It behooves us to delve a bit deeper into the screaming match between Hamlet and Ophelia near the end of Act III, Scene 1 because the word "love" is used in such explosive terms. Hamlet can be seen to use love as an actual weapon here against Ophelia (whether or not we believe Hamlet truly did show love toward Ophelia in the past, or whether it was her own delusion). Ophelia has admitted in the past that Hamlet did give her "many tenders of affection" and now admits that she thought Hamlet was in love with her because she says, "Indeed, my lord, you made me believe so." Due to the naivete of Ophelia (that has already been proved), the reader cannot help but believe her. Now, knowing this, remember that Hamlet has vowed to "put an antic disposition on." How could Hamlet be doing this in these lines? How does Hamlet look crazy here? In line 115, Hamlet proclaims, "I did love you once," but in line 119, Hamlet proclaims, "I loved you not." Now, is Hamlet doing a good job at acting crazy by proclaiming one thing and then proclaiming the polar opposite, or has Hamlet actually gone insane? It is up to the audience (and in some cases the director) to decide. Keep this in mind, though: Hamlet's reasoning for acting crazy was to figure out whether Claudius actually killed Hamlet's father and, if so, to avenge his death. One has to wonder what Ophelia has to do with this. Yes, Hamlet knows that Ophelia has agreed to follow her father's advice and not pursue a relationship with Hamlet anymore. Hamlet knows that Ophelia is, by obeying her father, kind of "spying" on him (and in the worst case scenario, betraying him). Does messing with this young girl's emotions bring Hamlet any closer to killing Claudius and avenging dad's death? If not, would this screaming match prove Hamlet to be insane? Let's examine one more admission by Hamlet before deciding.

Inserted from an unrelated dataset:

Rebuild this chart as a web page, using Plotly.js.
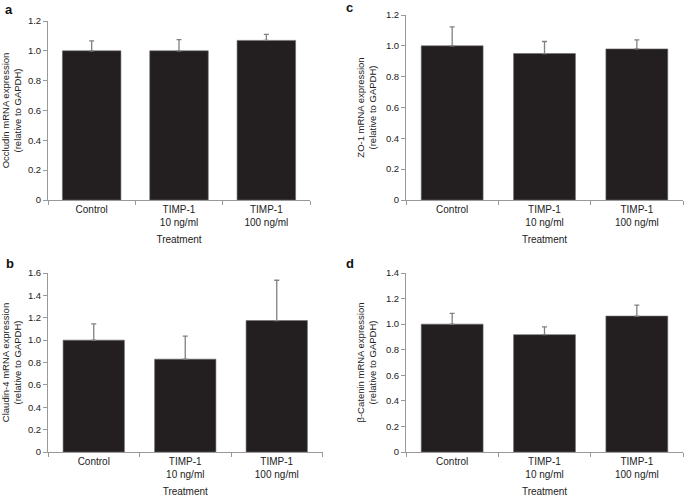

Later in the screaming match, Hamlet says the following:
God hath given you one face, and you make yourselves another. . . Go to, I'll no more on't; it hath made me mad.
Is Hamlet simply calling Ophelia "two-faced"? In other words, is she acting one way to her father and another to Hamlet himself? Did this realization make Hamlet angry, or is Hamlet admitting his own insanity that, because of Ophelia's behavior, Hamlet has gone "mad"? There is no right or wrong answer here. Either point can be proven. Scholars continue to disagree. One thing is for sure, however: this part of the text lends itself very well to the theme of appearance vs. reality.